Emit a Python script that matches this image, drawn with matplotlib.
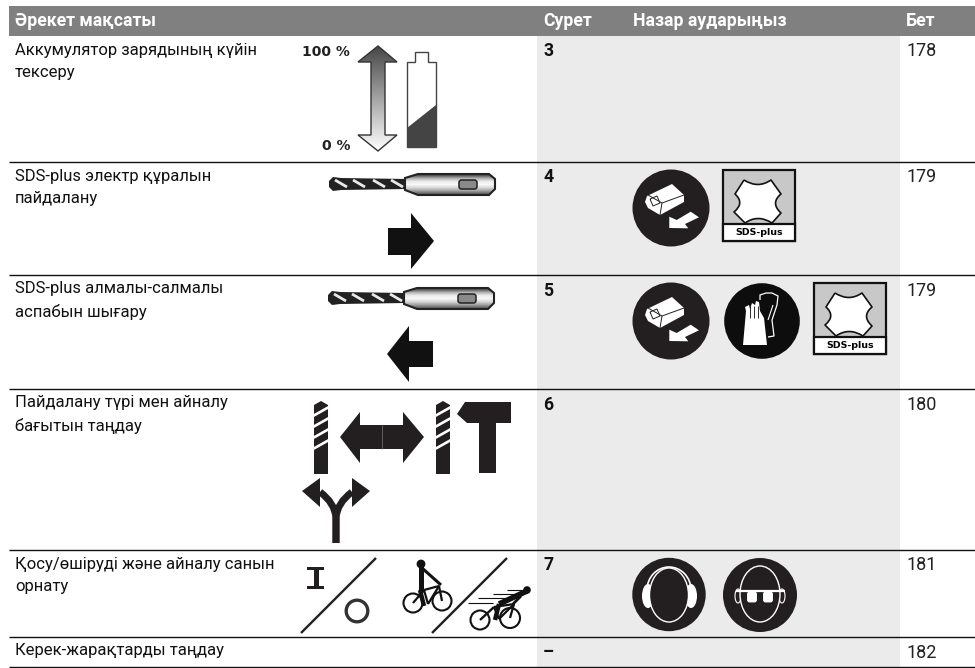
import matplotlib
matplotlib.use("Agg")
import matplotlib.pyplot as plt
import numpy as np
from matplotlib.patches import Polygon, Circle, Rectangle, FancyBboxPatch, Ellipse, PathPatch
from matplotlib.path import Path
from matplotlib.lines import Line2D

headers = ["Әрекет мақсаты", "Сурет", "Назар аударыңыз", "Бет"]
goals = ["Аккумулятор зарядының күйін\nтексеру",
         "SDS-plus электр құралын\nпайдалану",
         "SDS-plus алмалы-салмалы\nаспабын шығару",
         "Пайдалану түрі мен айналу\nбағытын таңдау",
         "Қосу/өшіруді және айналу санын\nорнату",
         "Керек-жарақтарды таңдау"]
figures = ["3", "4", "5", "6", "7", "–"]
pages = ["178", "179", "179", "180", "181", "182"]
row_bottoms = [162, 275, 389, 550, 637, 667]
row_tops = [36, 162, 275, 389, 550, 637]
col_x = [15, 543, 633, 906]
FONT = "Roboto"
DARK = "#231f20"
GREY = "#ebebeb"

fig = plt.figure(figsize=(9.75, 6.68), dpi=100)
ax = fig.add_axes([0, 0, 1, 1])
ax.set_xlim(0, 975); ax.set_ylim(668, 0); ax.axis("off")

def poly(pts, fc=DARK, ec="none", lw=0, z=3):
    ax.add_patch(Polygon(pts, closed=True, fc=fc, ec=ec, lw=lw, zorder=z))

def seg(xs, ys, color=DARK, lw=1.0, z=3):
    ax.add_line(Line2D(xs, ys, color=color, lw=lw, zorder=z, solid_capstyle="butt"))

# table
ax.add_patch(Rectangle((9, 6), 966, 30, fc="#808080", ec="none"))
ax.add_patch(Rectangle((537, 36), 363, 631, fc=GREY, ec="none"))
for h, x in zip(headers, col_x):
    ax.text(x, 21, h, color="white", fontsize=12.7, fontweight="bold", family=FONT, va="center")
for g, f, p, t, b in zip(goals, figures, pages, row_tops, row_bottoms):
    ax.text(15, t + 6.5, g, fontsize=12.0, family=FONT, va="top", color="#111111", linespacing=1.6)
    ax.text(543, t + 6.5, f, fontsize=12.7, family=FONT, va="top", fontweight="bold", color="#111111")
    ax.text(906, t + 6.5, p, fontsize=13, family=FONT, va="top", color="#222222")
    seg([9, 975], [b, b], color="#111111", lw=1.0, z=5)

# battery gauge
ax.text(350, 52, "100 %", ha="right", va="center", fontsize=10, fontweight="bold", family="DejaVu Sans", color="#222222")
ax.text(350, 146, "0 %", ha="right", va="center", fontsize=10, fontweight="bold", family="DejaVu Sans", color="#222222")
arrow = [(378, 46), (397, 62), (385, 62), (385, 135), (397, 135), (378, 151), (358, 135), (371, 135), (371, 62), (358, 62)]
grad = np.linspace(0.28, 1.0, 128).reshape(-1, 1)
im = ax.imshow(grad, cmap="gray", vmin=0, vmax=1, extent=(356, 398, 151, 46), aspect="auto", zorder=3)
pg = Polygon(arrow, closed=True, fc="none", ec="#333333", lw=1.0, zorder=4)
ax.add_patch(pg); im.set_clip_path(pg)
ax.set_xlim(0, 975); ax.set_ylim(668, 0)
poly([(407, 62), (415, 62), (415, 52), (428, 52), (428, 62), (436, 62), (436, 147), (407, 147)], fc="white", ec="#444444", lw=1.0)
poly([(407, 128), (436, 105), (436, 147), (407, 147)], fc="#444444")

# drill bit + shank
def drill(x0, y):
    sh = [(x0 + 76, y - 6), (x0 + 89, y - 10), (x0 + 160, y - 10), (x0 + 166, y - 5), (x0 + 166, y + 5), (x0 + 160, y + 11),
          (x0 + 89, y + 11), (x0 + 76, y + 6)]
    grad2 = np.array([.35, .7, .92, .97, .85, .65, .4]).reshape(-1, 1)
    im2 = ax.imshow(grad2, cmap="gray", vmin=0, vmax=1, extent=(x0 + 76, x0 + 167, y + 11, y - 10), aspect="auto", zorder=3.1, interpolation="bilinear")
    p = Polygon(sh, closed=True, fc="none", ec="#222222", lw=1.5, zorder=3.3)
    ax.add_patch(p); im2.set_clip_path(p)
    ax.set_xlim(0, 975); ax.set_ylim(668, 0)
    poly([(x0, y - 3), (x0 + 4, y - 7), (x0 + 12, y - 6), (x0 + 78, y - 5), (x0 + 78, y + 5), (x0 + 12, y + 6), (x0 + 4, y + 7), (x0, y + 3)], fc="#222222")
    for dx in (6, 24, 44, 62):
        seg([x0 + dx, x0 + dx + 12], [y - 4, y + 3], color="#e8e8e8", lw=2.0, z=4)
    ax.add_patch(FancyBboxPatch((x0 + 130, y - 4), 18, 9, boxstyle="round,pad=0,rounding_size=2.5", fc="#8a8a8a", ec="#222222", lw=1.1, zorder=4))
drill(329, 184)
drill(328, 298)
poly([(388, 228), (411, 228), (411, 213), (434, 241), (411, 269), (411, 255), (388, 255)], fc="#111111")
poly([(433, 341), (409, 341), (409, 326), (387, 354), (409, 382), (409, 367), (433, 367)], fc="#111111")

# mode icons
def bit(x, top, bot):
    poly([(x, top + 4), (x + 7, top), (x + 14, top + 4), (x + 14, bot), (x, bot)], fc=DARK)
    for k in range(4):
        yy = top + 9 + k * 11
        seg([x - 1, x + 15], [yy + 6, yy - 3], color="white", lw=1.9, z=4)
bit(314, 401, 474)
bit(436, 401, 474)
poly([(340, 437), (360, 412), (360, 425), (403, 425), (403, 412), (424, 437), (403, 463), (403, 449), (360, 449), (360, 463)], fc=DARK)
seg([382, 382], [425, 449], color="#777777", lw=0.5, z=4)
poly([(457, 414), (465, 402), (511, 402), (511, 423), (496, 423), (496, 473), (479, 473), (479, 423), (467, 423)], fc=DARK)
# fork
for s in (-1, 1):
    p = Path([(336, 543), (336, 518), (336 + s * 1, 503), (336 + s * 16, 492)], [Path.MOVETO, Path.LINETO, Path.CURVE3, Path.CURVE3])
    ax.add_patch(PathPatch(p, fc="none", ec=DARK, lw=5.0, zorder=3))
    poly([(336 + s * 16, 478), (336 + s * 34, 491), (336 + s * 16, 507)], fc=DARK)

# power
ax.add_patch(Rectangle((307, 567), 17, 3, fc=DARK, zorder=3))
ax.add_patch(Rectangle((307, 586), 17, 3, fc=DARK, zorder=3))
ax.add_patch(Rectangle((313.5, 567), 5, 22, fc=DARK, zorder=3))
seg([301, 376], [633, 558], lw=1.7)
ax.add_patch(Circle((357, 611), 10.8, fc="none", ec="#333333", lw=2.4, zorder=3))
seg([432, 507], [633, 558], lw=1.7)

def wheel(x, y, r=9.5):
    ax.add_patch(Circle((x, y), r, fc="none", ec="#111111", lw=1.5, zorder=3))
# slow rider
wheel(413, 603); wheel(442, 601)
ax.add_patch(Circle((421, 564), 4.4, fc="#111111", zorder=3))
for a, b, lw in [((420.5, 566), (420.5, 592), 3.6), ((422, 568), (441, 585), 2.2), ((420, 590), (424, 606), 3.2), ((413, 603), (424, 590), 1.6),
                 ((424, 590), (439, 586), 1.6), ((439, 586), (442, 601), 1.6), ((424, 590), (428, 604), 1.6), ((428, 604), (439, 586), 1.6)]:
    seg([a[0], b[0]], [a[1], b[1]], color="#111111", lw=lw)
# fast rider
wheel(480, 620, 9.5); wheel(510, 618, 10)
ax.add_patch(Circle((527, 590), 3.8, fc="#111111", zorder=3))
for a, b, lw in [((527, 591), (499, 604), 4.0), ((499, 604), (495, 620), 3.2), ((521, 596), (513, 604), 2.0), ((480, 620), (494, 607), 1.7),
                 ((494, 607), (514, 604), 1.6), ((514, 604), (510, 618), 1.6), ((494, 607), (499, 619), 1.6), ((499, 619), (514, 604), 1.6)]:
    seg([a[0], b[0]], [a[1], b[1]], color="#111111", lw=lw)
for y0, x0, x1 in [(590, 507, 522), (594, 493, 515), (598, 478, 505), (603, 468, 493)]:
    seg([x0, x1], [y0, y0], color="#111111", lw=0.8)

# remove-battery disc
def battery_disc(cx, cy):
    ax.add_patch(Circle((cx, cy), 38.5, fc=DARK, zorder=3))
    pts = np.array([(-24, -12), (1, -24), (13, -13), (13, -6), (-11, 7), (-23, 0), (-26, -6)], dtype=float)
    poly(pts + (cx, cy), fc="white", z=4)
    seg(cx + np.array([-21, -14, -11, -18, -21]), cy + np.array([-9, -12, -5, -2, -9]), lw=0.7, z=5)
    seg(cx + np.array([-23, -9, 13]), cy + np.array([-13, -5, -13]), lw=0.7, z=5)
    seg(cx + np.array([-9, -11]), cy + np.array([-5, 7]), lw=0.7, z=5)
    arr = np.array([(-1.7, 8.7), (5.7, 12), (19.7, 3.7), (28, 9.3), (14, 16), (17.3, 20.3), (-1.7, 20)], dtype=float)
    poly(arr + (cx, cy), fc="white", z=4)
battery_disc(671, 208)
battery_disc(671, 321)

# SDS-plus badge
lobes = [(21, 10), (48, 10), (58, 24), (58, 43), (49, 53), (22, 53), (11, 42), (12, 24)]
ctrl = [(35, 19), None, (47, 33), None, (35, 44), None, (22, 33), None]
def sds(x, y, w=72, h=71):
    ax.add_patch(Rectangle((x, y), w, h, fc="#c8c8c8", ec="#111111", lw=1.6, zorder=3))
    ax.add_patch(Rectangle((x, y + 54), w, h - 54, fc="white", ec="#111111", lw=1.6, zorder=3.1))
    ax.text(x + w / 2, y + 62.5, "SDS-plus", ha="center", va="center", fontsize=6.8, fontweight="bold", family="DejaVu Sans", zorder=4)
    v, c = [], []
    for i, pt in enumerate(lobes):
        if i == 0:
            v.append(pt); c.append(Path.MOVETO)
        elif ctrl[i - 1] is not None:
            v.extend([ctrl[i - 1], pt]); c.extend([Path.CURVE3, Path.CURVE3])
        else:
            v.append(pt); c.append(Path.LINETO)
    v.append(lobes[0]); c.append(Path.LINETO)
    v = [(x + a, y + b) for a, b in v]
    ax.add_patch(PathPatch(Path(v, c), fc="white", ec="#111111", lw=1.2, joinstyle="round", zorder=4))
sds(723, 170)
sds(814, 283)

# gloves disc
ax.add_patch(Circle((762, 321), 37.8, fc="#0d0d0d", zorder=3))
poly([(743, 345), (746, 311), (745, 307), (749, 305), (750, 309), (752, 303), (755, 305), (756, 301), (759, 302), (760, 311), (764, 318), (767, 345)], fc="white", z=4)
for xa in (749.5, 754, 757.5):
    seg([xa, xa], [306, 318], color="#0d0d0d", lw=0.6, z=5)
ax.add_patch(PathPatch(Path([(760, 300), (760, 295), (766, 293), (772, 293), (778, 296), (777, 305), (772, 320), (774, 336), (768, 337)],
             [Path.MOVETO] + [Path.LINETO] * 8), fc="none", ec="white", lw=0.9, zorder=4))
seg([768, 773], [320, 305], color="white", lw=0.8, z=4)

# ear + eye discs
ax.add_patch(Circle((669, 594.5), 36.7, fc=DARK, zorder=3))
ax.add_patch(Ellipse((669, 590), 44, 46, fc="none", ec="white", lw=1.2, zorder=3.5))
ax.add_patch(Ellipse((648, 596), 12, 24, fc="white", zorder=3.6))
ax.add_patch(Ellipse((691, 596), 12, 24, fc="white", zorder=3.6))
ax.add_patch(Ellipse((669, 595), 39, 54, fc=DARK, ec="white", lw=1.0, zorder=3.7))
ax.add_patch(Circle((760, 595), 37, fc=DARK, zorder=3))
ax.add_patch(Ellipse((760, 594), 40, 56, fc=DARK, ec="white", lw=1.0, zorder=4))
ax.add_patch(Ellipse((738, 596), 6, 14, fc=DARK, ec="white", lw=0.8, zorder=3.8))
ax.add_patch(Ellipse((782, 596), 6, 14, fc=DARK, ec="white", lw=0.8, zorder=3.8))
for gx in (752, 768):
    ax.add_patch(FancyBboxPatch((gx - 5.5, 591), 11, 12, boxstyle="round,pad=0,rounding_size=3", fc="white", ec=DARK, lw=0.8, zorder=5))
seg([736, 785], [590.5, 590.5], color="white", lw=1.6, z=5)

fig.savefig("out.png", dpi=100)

********************

Short exercise — Reproduce exactly the run of lines that opens the listing and closes with the line holding "from matplotlib.lines import Line2D". Pictures are excluded.

Finished exercise —
Emit a Python script that matches this image, drawn with matplotlib.
import matplotlib
matplotlib.use("Agg")
import matplotlib.pyplot as plt
import numpy as np
from matplotlib.patches import Polygon, Circle, Rectangle, FancyBboxPatch, Ellipse, PathPatch
from matplotlib.path import Path
from matplotlib.lines import Line2D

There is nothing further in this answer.